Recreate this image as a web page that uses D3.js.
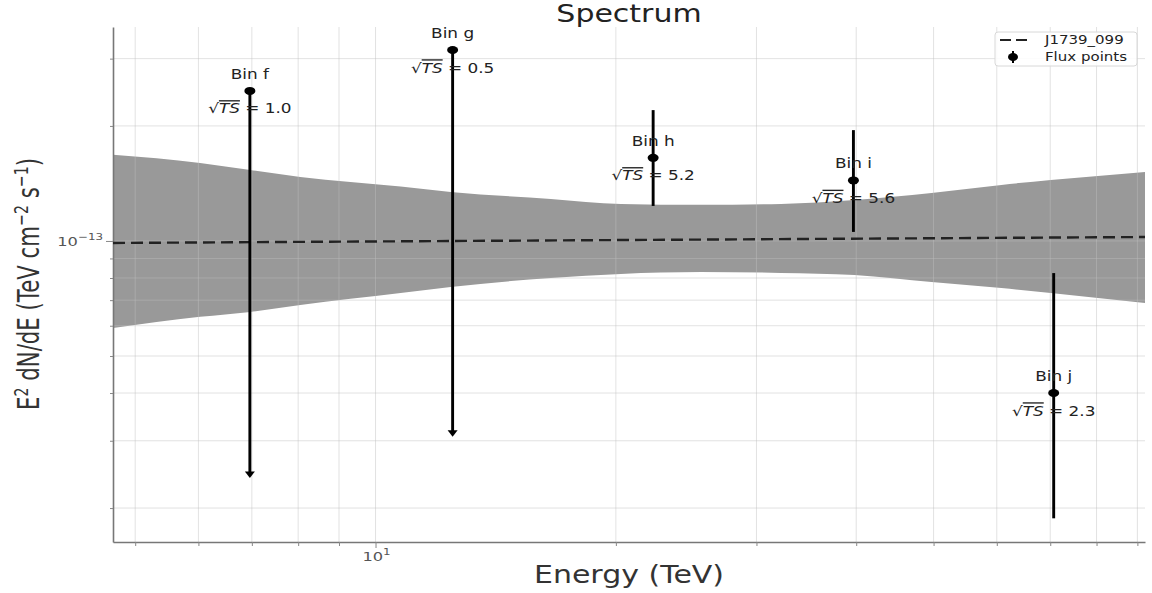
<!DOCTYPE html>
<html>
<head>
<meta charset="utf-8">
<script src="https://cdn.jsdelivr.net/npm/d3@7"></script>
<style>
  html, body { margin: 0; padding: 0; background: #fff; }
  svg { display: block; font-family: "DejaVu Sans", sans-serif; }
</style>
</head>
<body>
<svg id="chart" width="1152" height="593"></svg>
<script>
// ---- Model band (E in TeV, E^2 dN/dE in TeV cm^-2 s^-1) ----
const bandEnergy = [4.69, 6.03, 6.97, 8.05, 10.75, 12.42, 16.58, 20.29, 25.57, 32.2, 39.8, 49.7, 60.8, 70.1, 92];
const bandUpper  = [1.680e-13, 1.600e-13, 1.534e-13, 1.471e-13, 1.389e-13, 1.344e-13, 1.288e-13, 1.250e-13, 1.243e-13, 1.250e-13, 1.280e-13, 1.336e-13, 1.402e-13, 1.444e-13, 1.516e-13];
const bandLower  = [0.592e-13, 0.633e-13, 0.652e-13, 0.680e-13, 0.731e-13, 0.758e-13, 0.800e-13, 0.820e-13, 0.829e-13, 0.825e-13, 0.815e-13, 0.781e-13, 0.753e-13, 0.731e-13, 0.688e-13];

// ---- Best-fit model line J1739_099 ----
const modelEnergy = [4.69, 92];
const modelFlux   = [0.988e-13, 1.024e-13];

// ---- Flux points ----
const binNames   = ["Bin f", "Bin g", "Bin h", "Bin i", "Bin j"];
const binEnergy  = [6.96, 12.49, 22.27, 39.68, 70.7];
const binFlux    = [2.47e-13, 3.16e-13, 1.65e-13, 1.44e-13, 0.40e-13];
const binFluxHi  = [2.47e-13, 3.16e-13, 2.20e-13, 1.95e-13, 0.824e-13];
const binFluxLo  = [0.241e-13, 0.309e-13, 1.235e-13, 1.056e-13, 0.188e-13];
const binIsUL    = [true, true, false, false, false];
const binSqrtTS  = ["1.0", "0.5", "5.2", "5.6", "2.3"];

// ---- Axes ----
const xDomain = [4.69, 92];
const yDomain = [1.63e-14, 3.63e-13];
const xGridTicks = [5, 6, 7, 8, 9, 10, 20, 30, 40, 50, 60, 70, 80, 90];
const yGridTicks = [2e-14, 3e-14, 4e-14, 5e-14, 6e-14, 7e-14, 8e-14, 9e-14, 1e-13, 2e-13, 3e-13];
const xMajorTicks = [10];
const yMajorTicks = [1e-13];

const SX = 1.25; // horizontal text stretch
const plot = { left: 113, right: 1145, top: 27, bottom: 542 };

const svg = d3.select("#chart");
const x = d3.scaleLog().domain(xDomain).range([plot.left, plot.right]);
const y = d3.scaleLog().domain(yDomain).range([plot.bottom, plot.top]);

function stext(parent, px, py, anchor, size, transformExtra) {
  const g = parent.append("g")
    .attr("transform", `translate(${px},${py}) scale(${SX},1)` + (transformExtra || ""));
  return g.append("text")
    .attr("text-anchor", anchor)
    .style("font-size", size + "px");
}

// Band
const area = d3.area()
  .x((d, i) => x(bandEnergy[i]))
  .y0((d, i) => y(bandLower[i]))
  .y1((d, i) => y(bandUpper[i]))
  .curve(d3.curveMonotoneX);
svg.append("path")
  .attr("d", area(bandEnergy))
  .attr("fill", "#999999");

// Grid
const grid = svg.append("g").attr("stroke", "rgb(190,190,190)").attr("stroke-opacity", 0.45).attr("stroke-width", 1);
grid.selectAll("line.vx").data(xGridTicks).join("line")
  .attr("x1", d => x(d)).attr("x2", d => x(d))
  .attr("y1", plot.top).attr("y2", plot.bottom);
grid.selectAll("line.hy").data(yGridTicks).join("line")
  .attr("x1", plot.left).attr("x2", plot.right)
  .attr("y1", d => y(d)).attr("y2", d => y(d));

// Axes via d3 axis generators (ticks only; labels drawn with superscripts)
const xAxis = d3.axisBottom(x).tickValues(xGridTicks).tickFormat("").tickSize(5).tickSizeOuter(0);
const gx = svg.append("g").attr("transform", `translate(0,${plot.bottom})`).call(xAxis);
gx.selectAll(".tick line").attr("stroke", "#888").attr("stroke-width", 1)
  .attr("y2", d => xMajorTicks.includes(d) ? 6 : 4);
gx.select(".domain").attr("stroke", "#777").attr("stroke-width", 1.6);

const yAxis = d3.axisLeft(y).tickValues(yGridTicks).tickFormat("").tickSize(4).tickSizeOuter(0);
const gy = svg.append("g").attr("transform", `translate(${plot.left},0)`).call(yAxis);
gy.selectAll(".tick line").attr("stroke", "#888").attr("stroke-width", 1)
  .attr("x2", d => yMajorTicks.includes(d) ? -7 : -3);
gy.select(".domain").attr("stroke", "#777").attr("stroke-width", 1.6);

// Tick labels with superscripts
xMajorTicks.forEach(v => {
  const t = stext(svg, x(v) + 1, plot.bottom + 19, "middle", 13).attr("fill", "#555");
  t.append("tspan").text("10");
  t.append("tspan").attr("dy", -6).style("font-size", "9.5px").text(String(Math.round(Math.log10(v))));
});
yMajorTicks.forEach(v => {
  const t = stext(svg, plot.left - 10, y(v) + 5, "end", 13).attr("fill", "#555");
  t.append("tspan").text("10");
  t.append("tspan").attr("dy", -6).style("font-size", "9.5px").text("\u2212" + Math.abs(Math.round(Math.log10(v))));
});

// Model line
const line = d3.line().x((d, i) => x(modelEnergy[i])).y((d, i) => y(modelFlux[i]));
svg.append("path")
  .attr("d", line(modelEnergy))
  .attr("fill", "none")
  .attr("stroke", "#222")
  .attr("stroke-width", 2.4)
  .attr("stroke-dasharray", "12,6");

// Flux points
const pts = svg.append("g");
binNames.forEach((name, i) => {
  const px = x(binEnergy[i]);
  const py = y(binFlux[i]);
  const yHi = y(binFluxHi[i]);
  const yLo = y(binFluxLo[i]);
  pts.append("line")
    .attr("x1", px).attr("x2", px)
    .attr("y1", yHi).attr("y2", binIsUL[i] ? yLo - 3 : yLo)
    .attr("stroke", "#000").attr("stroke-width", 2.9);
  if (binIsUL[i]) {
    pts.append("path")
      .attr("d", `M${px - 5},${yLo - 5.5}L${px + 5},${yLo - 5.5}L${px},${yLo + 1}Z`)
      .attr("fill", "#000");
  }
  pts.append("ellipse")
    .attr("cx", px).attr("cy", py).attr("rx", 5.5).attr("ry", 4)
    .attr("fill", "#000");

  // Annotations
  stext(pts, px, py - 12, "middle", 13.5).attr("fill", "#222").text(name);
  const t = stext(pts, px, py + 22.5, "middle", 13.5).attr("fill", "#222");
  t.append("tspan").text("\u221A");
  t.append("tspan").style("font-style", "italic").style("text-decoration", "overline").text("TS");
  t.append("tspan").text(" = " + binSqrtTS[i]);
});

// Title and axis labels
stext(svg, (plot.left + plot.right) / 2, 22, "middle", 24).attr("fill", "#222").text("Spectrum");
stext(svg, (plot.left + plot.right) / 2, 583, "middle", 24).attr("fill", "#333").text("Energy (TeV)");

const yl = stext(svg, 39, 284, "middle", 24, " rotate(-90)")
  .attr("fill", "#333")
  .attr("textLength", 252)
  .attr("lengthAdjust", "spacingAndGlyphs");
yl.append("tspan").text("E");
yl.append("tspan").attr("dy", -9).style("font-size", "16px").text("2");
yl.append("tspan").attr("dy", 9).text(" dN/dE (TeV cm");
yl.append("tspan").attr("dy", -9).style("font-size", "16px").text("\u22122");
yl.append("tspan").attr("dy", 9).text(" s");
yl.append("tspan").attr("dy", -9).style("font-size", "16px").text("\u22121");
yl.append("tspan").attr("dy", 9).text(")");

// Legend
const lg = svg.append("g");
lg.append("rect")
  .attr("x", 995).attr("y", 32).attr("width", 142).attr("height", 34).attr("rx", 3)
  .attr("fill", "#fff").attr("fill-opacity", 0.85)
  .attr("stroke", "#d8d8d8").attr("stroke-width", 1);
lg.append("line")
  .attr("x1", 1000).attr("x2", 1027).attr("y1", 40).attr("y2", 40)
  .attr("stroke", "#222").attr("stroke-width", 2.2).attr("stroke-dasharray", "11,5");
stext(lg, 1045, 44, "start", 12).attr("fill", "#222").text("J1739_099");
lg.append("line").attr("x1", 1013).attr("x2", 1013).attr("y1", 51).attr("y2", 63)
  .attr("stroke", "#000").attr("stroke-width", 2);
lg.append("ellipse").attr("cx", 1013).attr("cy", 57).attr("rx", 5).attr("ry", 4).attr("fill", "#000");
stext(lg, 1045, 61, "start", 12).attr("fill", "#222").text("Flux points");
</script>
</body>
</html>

───

▸ **TASK**:
Your task is to restate word for word the lines from the top of the data to the line containing "0.753e-13, 0.731e-13, 0.688e-13];", both ends included, with every picture left out.

▸ **THE REPLY**:
Recreate this image as a web page that uses D3.js.
<!DOCTYPE html>
<html>
<head>
<meta charset="utf-8">
<script src="https://cdn.jsdelivr.net/npm/d3@7"></script>
<style>
  html, body { margin: 0; padding: 0; background: #fff; }
  svg { display: block; font-family: "DejaVu Sans", sans-serif; }
</style>
</head>
<body>
<svg id="chart" width="1152" height="593"></svg>
<script>
// ---- Model band (E in TeV, E^2 dN/dE in TeV cm^-2 s^-1) ----
const bandEnergy = [4.69, 6.03, 6.97, 8.05, 10.75, 12.42, 16.58, 20.29, 25.57, 32.2, 39.8, 49.7, 60.8, 70.1, 92];
const bandUpper  = [1.680e-13, 1.600e-13, 1.534e-13, 1.471e-13, 1.389e-13, 1.344e-13, 1.288e-13, 1.250e-13, 1.243e-13, 1.250e-13, 1.280e-13, 1.336e-13, 1.402e-13, 1.444e-13, 1.516e-13];
const bandLower  = [0.592e-13, 0.633e-13, 0.652e-13, 0.680e-13, 0.731e-13, 0.758e-13, 0.800e-13, 0.820e-13, 0.829e-13, 0.825e-13, 0.815e-13, 0.781e-13, 0.753e-13, 0.731e-13, 0.688e-13];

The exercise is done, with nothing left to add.